[Coco] Back to my COCO's again

Bill Gunshannon bill.gunshannon at hotmail.com
Tue Dec 11 13:17:52 EST 2018


On 12/11/18 11:34 AM, Gene Heskett wrote:
> On Tuesday 11 December 2018 08:00:22 Bill Gunshannon wrote:
>
>> OK, moving on.
>>
>>
>> I have my development system running.  I have the latest NitrOS9
>>
>> sources.  I can successfully build the usual images.  However... I
>>
>> have (re)added entries into the makefiles for the TC3 but the image
>>
>> created will not boot.  It gets to the third entry on the boot display
>>
>> and then fails.  I basically used copies of existing entries in the
>> makefile
>>
>> only changing the TC3 specific stuff.  Is there something simple I am
>>
>> missing?  Is there any documentation that would help with building
>>
>> new systems from scratch?  I hope eventually to  have a system with
>>
>> SCSI, IDE, DW and Floppies but for now I would be happy with just
>> SCSI.
>>
>>
>> bill
> There is a 2 part boot. The boot in track 34 must be for the booting
> device. And in the case of the tc3, there are 2 versions of how to
> specify the device address in that byte. First there was a simple
> statement in the docs that said that byte in front of the modules crc,
> was the address, but it did not say address BYTE. So on my system I
> added a couple lines of code to translate the address into the address
> BYTE. What the original meant was that the byte there WAS the address,
> picked up and directly put on the scsi bus as the drives address. Drive
> 0 then needs a BYTE as 10000000, drive 1 needs a 01000000, and that
> single 1 bit marches across that byte until it gets to d6, with d7
> addressing the controller itself. I didn't understand it other than I
> did know about the marching bit, but the build never did that
> translation, leaving a 0x00 in that byte. So I was stuck booting from
> drive0 because that boot disk from mark was the only one I had that
> actually had an active bit in that byte. I don't know if my patch was
> ever uploaded to the repo, but if it did, an 0x00 in that byte is legal
> and will use drive0 as my code will translate it to 0x01. If the
> original way and boot.tc3 code, then you must have it in the 1 marching
> bit format in that byte. Where drive 0 is 0x01, drive1 is 0x02, drive 2
> is 0x04, drive3 is 0x08, drive4 is 0x10, drive5 is 0x20, drive6, 0x40,
> being the 7nth and last valid drive number in the scsi-II specs. 0x80 is
> the controller itself.
>
> Fixing this is a pita, because if os9gen finds valid data on track 34,
> and the allocation map shows it as being allocated, it will NOT re-write
> the track. So you cannot os9gen a fixed module to anything but a freshly
> formatted disk. That needs FIXED!
>
> That is what prompted me to write KERNAL_to_DIR, (its on my web page)
> which makes a directory entry for track 34, thus making it available to
> ded so it could be patched. And once patched and working, the only way
> to hide it again is the nuke the name from the root directory of that
> disk with ded. Any other method will also clear the allocation map bits,
> and the next write then over-writes the boot track. Boom!!!
>
> And all this trouble was caused by one missing word or sentence to be
> 100% complete, in the docs. Or my literal stupidity, take your pick.
>
> But maybe theres a clue in this rant that will fix your problem?
>
> I hope so, Bill
>

That, combined with a lot of fiddling around and I am up to the next

stage.  :-)


I have a system built for my SDC that includes the TC3 devices.

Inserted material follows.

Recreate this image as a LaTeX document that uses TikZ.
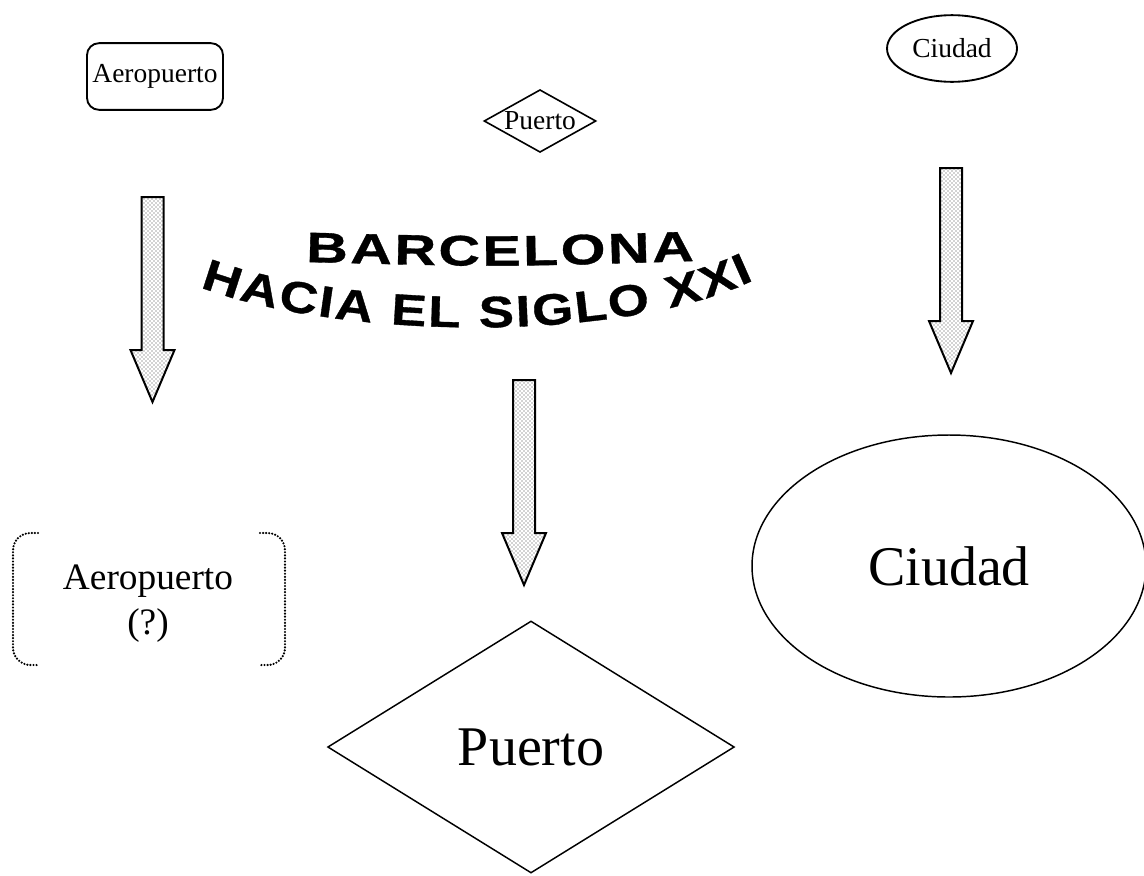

However, whenever I try to access a SCSI disk I get UNIT ERROR.

Other bits of data.  If I have the disk turned off I get NOT READY.

That makes sense.

No matter which SCSI device I type (s0, s1, s2 etc) I see a flash

of the disk activity light before I get the UNIT ERROR message

Drive is set for Unit 0.


Fun, so far, but definitely  not for the faint of heart.